=== Goal of the exercise ===
Return the full listing exactly as it is written.

Begin Source data

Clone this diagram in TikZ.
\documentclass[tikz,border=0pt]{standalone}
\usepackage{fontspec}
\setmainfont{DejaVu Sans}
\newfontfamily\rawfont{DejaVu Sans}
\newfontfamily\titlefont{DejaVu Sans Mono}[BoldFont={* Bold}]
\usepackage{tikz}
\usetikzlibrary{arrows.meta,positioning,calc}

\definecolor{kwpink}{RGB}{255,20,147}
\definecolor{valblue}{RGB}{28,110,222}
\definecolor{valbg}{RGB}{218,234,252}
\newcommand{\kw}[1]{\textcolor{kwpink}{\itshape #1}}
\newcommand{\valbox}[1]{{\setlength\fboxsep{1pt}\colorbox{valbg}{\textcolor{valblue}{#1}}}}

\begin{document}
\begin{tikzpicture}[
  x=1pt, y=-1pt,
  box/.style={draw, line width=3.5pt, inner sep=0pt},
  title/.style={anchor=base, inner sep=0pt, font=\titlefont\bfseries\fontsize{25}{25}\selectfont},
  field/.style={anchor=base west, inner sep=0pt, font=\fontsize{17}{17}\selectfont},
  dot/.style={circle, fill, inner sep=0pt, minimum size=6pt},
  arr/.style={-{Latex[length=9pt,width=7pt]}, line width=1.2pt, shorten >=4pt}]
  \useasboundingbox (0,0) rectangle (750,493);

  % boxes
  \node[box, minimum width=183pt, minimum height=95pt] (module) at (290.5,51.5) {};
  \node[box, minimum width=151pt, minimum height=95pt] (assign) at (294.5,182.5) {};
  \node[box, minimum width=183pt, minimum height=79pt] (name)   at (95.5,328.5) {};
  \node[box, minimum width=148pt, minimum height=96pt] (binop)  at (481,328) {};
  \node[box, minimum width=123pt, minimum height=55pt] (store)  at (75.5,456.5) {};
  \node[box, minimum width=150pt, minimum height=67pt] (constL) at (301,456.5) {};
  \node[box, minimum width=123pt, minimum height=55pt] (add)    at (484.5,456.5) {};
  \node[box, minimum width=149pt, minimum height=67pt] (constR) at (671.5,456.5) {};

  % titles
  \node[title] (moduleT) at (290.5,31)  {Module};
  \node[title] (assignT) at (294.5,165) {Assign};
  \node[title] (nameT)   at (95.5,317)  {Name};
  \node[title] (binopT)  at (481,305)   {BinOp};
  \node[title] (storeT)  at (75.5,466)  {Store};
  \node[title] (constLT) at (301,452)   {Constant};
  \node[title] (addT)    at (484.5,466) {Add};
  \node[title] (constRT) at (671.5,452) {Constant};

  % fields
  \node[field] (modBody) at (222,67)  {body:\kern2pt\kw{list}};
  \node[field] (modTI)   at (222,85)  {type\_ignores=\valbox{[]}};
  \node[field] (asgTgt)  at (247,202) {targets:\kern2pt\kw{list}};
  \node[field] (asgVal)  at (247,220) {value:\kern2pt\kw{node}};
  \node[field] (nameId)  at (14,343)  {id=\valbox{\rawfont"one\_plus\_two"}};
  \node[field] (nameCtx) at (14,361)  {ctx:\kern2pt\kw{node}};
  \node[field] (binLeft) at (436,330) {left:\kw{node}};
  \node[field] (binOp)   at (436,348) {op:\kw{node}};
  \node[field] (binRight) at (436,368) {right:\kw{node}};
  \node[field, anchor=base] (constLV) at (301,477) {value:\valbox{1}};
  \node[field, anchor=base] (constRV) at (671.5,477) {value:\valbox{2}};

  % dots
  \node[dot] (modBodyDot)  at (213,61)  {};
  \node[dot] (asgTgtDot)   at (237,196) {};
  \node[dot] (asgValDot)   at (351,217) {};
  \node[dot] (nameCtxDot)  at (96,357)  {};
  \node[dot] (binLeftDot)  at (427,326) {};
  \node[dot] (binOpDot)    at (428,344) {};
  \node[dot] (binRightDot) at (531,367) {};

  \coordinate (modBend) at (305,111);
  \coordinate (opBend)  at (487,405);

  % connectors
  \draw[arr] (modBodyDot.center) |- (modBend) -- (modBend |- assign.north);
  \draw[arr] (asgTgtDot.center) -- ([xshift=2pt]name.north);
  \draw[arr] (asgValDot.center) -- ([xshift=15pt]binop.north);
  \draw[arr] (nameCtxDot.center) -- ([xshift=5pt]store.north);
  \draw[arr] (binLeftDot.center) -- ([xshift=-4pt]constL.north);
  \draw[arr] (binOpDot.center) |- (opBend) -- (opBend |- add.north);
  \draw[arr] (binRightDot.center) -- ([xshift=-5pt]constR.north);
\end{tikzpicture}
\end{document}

End Source data

=== Finished exercise ===
Clone this diagram in TikZ.
\documentclass[tikz,border=0pt]{standalone}
\usepackage{fontspec}
\setmainfont{DejaVu Sans}
\newfontfamily\rawfont{DejaVu Sans}
\newfontfamily\titlefont{DejaVu Sans Mono}[BoldFont={* Bold}]
\usepackage{tikz}
\usetikzlibrary{arrows.meta,positioning,calc}

\definecolor{kwpink}{RGB}{255,20,147}
\definecolor{valblue}{RGB}{28,110,222}
\definecolor{valbg}{RGB}{218,234,252}
\newcommand{\kw}[1]{\textcolor{kwpink}{\itshape #1}}
\newcommand{\valbox}[1]{{\setlength\fboxsep{1pt}\colorbox{valbg}{\textcolor{valblue}{#1}}}}

\begin{document}
\begin{tikzpicture}[
  x=1pt, y=-1pt,
  box/.style={draw, line width=3.5pt, inner sep=0pt},
  title/.style={anchor=base, inner sep=0pt, font=\titlefont\bfseries\fontsize{25}{25}\selectfont},
  field/.style={anchor=base west, inner sep=0pt, font=\fontsize{17}{17}\selectfont},
  dot/.style={circle, fill, inner sep=0pt, minimum size=6pt},
  arr/.style={-{Latex[length=9pt,width=7pt]}, line width=1.2pt, shorten >=4pt}]
  \useasboundingbox (0,0) rectangle (750,493);

  % boxes
  \node[box, minimum width=183pt, minimum height=95pt] (module) at (290.5,51.5) {};
  \node[box, minimum width=151pt, minimum height=95pt] (assign) at (294.5,182.5) {};
  \node[box, minimum width=183pt, minimum height=79pt] (name)   at (95.5,328.5) {};
  \node[box, minimum width=148pt, minimum height=96pt] (binop)  at (481,328) {};
  \node[box, minimum width=123pt, minimum height=55pt] (store)  at (75.5,456.5) {};
  \node[box, minimum width=150pt, minimum height=67pt] (constL) at (301,456.5) {};
  \node[box, minimum width=123pt, minimum height=55pt] (add)    at (484.5,456.5) {};
  \node[box, minimum width=149pt, minimum height=67pt] (constR) at (671.5,456.5) {};

  % titles
  \node[title] (moduleT) at (290.5,31)  {Module};
  \node[title] (assignT) at (294.5,165) {Assign};
  \node[title] (nameT)   at (95.5,317)  {Name};
  \node[title] (binopT)  at (481,305)   {BinOp};
  \node[title] (storeT)  at (75.5,466)  {Store};
  \node[title] (constLT) at (301,452)   {Constant};
  \node[title] (addT)    at (484.5,466) {Add};
  \node[title] (constRT) at (671.5,452) {Constant};

  % fields
  \node[field] (modBody) at (222,67)  {body:\kern2pt\kw{list}};
  \node[field] (modTI)   at (222,85)  {type\_ignores=\valbox{[]}};
  \node[field] (asgTgt)  at (247,202) {targets:\kern2pt\kw{list}};
  \node[field] (asgVal)  at (247,220) {value:\kern2pt\kw{node}};
  \node[field] (nameId)  at (14,343)  {id=\valbox{\rawfont"one\_plus\_two"}};
  \node[field] (nameCtx) at (14,361)  {ctx:\kern2pt\kw{node}};
  \node[field] (binLeft) at (436,330) {left:\kw{node}};
  \node[field] (binOp)   at (436,348) {op:\kw{node}};
  \node[field] (binRight) at (436,368) {right:\kw{node}};
  \node[field, anchor=base] (constLV) at (301,477) {value:\valbox{1}};
  \node[field, anchor=base] (constRV) at (671.5,477) {value:\valbox{2}};

  % dots
  \node[dot] (modBodyDot)  at (213,61)  {};
  \node[dot] (asgTgtDot)   at (237,196) {};
  \node[dot] (asgValDot)   at (351,217) {};
  \node[dot] (nameCtxDot)  at (96,357)  {};
  \node[dot] (binLeftDot)  at (427,326) {};
  \node[dot] (binOpDot)    at (428,344) {};
  \node[dot] (binRightDot) at (531,367) {};

  \coordinate (modBend) at (305,111);
  \coordinate (opBend)  at (487,405);

  % connectors
  \draw[arr] (modBodyDot.center) |- (modBend) -- (modBend |- assign.north);
  \draw[arr] (asgTgtDot.center) -- ([xshift=2pt]name.north);
  \draw[arr] (asgValDot.center) -- ([xshift=15pt]binop.north);
  \draw[arr] (nameCtxDot.center) -- ([xshift=5pt]store.north);
  \draw[arr] (binLeftDot.center) -- ([xshift=-4pt]constL.north);
  \draw[arr] (binOpDot.center) |- (opBend) -- (opBend |- add.north);
  \draw[arr] (binRightDot.center) -- ([xshift=-5pt]constR.north);
\end{tikzpicture}
\end{document}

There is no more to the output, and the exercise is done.